LeetCode 318. Maximum Product of Word Lengths

Input: ["abcw","baz","foo","bar","xtfn","abcdef"]
Output: 16 
Explanation: The two words can be "abcw", "xtfn".

Input: ["a","ab","abc","d","cd","bcd","abcd"]
Output: 4 
Explanation: The two words can be "ab", "cd".

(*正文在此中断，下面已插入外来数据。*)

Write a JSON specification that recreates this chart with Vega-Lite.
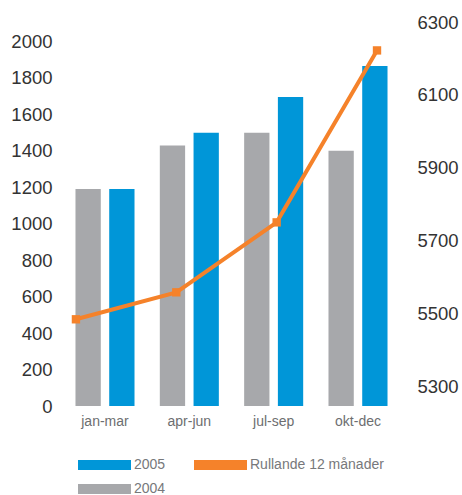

Input: ["a","aa","aaa","aaaa"]
Output: 0 
Explanation: No such pair of words.

输入: ["abcw","baz","foo","bar","xtfn","abcdef"]
输出: 16 
解释: 这两个单词为 "abcw", "xtfn"。

输入: ["a","ab","abc","d","cd","bcd","abcd"]
输出: 4 
解释: 这两个单词为 "ab", "cd"。

输入: ["a","aa","aaa","aaaa"]
输出: 0 
解释: 不存在这样的两个单词。

# -*- coding: utf-8 -*-
# @Author:             何睿
# @Create Date:        2019-02-23 13:14:24
# @Last Modified by:   何睿
# @Last Modified time: 2019-02-23 14:24:48
import itertools
class Solution:
    def maxProduct(self, words) -> int:
        # bits 是字典，键为单词 word 对应的二进制码，值为一个二进制码对应的最长单词
        # 最长单词：单词 a，aa，aaa，aaaa，对应的二进制码都是 0b1，为了获得最大的乘积
        # 我们取最长的单词 aaaa，所以 0b1 对应 4
        bits = {}
        for word in words:
            #  获取单词单词对应的 二进制码，有点类似哈希，但是不完全相同
            bit = self.getBit(word)
            # 建立键值对，这样可以避免多次 len(word)
            # 值为最长单词的长度
            bits[bit] = max(bits.get(bit, 0), len(word))
        # 对一个列表的所有元素进行两两组合
        # 也可以用循环，如 maxProduct2 中示例
        # 但是在 python 中 itertools.combinations 更快
        com = itertools.combinations(bits.keys(), r=2)
        # 对所有组合中单词没有重复的求乘积，这里也可以写成循环的形式
        # 但是在 python 中列表解析式的执行速度更快
        return max([bits[x] * bits[y] for x, y in com if x & y == 0] or [0])
    def maxProduct2(self, words) -> int:
        res = 0
        bits = [self.getBit(word) for word in words]
        for i in range(len(words)):
            for j in range(i + 1, len(words)):
                if bits[i] & bits[j] == 0:
                    res = max(res, len(words[i]) * len(words[j]))
        return res
    def getBit(self, word):
        bit = 0
        # 按位或
        # 字母 a 对一二进制第 1 位，b 对应第 2 位 ... z 对应 第 26 位
        for char in word:
            bit = bit | (1 << (ord(char) - 97))
        return bit